Quanqing Yu, 1,2,3, Rui Xiong, 1, Ruixin Yang, 1, and Michael Pecht 3
1 National Engineering Laboratory for Electric Vehicles, School of Mechanical Engineering, Beijing Institute of Technology, Beijing 100081, China
2 School of Automotive Engineering, Harbin Institute of Technology, Weihai 264209, China
3 Center for Advanced Life Cycle Engineering, University of Maryland at College Park, College Park, MD 20742, USA
Abstract:
Data-driven fault diagnostics of industrial systems suffer from class-imbalanced problems, which is a common
challenge for machine learning algorithms as it is difficult to learn the features of the minority class samples. Synthetic oversampling
methods are commonly used to tackle these problems by generating minority class samples to balance the majority and minority classes.
Two major issues will influence the performance of oversampling methods which are how to choose the most appropriate existing minority seed samples,
and how to synthesize new samples from seed samples effectively. However, many existing oversampling methods are not accurate and effective enough to
generate new samples when dealing with high-dimensional faulty samples with different imbalanced ratios, since they do not take these two factors into consideration at the same time.
This article develops a novel adaptive oversampling technique: expectation maximization (EM)-based local-weighted minority oversampling technique for industrial fault diagnostics.
This method uses a local-weighted minority oversampling strategy to identify hard-to-learn informative minority fault samples and an EM-based imputation algorithm to
generate fault samples based on the distribution of minority samples.
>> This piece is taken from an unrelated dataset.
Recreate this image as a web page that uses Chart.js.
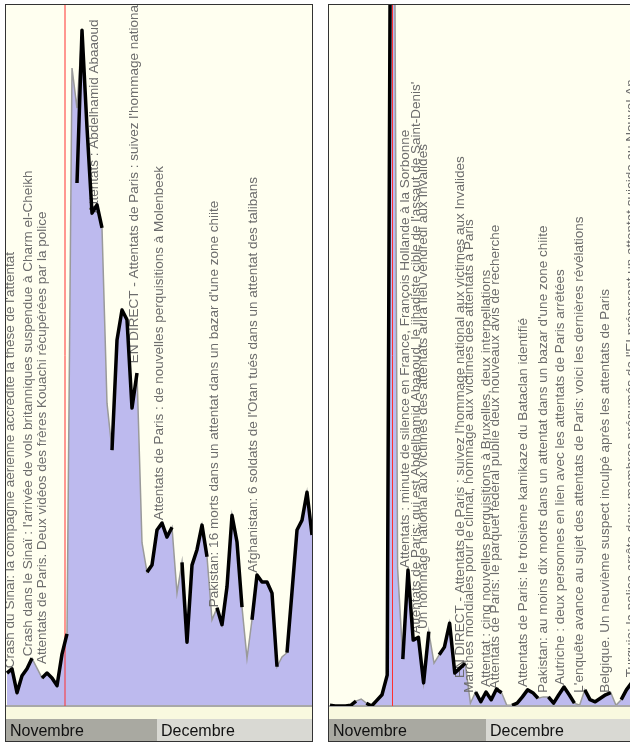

To validate the performance of the developed method, experiments were conducted on two real-world datasets.
The results show that the developed method can achieve better performances, in terms of F-measure, Matthews correlation coefficient (MCC), and Mean (average of F-measure and MCC) values,
on multiclass imbalanced fault diagnostics in different imbalance ratios than state-of-arts’ baseline sampling techniques.